今は当時とは時代が違うから、大人がそばにいて指導しないといけないこともあるだろうし、危険な目にあわせないようにしっかり見てないとだめっていうのもあるんだろうけど、それでも子どもたちには、できるだけのびのびと育ってほしいですね。そのための環境づくりというのは、大人の課題だと思います。

かつて僕は、『絵で見る日本の歴史』をどう描いたらいいかわからずに、2年半も迷っていたことがありましたが、その間、編集の人はずっと待っててくれました。それって子育てと同じですよね。ヒントをあげることはあっても、ああやればいい、こうやればいいと口出しはしない。その子なりのよさがどう出てくるかを、大人はそばで見守っていけばいいんじゃないかと思います。

親子一緒に絵本の中で遊んでもらいたい

狂言えほん うつぼざる

▲子猿の愛らしさが胸を打つ、狂言の名作「靫猿」を絵本化!『狂言えほん うつぼざる』(講談社)。文はもとしたいづみさん

僕の本は、読み聞かせにはあんまり向いてないんですよね。どちらかというと、絵をじっくり見て楽しむ絵本。途中で気になったページまで戻って、「あ、ここにいる人がこっちのページにもいる!」なんて探したりしてね。いろんな人やものをとにかくいっぱい描き込んでるから、親子一緒に隅々まで見て、絵本の中で遊んでもらえたらいいなと思っています。

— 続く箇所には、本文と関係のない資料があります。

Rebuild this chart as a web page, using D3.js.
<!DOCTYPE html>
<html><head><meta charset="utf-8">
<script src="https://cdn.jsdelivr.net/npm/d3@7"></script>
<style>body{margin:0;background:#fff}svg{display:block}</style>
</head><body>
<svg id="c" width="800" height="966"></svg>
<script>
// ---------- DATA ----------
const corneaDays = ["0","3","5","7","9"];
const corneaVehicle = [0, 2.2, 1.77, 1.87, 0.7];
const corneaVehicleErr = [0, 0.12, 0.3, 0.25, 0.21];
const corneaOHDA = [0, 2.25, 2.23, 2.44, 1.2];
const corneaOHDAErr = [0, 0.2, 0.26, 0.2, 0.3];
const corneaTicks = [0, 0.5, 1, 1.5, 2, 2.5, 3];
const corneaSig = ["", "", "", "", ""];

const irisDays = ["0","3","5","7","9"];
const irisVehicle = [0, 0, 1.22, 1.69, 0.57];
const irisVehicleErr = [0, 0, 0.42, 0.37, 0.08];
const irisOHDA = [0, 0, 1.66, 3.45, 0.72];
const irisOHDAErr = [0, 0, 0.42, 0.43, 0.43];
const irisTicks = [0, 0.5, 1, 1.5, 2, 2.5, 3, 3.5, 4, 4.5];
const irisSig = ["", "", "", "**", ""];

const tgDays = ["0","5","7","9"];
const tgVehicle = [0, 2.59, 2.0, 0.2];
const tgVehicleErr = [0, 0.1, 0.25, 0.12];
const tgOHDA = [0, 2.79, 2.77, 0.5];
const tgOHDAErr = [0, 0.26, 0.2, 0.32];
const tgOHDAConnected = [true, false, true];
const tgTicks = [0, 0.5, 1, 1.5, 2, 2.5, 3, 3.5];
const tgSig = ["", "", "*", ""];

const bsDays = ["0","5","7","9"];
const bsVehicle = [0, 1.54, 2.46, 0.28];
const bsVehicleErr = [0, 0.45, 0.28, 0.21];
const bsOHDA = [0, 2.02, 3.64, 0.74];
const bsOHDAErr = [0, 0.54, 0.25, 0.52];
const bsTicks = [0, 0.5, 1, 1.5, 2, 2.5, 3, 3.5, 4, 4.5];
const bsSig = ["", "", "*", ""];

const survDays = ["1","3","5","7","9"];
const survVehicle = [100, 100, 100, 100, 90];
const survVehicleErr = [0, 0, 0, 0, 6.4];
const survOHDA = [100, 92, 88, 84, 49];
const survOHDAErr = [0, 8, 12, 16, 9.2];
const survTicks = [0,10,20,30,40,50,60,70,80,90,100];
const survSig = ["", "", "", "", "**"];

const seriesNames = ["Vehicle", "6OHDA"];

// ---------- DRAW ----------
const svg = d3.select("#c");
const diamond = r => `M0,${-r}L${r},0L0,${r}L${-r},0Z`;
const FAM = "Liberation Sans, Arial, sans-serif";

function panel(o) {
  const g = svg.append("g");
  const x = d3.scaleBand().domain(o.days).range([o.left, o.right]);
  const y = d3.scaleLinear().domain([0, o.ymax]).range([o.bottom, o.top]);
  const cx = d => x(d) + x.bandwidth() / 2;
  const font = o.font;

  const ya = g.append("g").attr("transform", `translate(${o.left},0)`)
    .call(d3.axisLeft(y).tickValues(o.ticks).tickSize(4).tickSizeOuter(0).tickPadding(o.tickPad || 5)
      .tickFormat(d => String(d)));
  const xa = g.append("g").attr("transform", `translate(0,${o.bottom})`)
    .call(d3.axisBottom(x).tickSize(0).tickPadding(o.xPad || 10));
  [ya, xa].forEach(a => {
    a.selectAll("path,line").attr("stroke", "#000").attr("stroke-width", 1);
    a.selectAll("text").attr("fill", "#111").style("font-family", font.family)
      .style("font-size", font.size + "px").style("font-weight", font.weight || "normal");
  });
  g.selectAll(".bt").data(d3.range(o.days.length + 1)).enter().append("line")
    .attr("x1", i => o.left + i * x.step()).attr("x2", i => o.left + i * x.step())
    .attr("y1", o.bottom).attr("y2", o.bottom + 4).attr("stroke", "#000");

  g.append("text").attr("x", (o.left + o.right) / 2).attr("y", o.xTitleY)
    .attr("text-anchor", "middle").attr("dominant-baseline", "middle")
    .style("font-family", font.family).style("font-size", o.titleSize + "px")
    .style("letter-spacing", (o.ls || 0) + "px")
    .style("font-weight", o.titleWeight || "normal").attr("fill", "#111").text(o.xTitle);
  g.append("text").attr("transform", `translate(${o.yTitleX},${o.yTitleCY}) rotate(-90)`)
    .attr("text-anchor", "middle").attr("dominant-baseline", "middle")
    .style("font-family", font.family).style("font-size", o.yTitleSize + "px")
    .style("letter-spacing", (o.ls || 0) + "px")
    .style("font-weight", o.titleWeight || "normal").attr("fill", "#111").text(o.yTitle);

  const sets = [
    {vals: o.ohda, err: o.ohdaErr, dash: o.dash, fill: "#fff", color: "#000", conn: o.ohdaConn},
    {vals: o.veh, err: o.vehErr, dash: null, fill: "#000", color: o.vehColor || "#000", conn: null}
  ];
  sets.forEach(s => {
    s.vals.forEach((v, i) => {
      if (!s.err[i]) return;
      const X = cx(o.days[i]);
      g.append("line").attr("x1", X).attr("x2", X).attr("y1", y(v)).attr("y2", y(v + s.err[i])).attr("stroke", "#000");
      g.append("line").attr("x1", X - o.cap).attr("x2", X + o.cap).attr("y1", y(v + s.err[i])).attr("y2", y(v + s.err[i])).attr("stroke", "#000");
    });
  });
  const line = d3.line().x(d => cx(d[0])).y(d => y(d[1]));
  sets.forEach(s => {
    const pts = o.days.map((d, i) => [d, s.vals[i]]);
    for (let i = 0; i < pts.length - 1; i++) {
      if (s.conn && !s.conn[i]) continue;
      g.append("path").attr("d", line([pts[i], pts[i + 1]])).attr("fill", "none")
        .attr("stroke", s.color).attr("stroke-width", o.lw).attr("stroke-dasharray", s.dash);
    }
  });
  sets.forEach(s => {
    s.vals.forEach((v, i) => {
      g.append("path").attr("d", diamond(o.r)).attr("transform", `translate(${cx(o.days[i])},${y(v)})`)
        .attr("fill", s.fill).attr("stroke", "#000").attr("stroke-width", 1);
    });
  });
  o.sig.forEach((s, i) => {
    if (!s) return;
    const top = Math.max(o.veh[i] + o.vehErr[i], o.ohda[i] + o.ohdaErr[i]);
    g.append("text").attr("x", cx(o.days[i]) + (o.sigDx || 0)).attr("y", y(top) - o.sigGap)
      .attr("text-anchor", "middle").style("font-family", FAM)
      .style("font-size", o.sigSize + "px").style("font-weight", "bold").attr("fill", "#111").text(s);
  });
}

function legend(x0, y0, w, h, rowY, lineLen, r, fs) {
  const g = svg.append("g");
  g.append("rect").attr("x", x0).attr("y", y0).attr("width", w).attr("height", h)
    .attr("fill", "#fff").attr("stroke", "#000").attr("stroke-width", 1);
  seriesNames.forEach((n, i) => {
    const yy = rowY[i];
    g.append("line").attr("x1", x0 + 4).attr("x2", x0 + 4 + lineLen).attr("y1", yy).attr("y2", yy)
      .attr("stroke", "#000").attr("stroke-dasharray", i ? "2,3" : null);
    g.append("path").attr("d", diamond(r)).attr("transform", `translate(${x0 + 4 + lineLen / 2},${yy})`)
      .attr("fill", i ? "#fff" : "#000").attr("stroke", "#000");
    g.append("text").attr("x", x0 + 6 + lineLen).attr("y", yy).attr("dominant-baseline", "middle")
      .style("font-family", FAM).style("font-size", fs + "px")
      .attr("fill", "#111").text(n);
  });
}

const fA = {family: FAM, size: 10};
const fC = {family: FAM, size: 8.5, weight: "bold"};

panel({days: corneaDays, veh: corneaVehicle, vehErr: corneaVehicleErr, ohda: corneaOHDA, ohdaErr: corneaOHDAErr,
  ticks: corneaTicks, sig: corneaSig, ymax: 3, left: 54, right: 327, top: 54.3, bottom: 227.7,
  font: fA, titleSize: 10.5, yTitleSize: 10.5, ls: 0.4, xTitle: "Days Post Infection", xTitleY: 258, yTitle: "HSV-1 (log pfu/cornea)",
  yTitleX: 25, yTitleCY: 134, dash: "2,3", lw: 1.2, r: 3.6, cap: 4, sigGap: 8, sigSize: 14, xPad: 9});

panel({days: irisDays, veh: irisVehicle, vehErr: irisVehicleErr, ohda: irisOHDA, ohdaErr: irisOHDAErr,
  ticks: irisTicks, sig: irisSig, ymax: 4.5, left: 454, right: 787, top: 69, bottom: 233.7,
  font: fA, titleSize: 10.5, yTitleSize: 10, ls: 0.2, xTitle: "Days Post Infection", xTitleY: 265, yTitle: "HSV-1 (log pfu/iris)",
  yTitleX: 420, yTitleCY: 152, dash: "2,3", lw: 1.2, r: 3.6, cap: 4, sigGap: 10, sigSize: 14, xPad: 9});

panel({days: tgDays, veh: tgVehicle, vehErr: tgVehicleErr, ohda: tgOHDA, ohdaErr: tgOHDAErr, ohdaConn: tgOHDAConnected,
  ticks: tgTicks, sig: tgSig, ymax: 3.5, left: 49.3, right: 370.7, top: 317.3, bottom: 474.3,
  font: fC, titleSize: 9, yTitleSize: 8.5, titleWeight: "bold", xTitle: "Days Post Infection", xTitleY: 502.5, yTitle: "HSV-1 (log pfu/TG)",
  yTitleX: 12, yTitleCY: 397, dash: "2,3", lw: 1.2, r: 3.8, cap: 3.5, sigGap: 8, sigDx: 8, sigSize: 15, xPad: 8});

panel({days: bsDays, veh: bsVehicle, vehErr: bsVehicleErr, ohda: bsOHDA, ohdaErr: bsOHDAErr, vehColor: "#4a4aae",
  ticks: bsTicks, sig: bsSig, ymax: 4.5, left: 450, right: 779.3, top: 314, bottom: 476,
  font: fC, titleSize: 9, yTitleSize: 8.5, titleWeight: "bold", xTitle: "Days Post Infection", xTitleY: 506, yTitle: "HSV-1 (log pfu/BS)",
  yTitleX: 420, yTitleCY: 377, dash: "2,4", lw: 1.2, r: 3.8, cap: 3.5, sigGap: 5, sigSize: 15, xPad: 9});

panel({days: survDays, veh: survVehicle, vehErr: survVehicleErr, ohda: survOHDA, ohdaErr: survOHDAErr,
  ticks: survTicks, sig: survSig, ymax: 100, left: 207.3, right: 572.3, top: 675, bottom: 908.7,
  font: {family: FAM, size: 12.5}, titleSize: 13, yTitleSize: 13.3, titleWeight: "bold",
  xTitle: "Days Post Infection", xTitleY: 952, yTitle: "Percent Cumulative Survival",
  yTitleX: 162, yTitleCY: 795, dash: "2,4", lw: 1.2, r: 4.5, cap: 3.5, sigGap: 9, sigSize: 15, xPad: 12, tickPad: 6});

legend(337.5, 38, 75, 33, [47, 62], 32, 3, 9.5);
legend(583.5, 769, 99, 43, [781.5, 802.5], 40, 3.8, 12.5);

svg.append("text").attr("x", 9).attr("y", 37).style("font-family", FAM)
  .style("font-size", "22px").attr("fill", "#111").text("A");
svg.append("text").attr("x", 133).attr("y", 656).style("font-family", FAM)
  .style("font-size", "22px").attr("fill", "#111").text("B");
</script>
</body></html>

最近の新作は、狂言絵本『うつぼざる』。狂言を描くのは初めてだったんですけど、もともと狂言や落語の持つ笑いの力というのはすごいと思っていたから、描いてて楽しかったですね。伝統のあるものって、様式美もすばらしいんですよ。長い年月の中で余分なものは省かれて、必然性のあるものだけで成り立っているから、深さが感じられるんですよね。絵本を見るときは、そのあたりも意識してみると楽しいかもしれません。

今後は、内田麟太郎さんとの新作も何冊か予定していますし、長野ヒデ子さんとの絵本や、苅田澄子さんとの『じごくのラーメンや』の続編の予定もあります。ほかにも、長い時間をかけて取り組んでいきたいテーマもいくつかあります。どれも、人とのめぐりあわせでできる仕事なので、しっかりと取り組んでいきたいですね。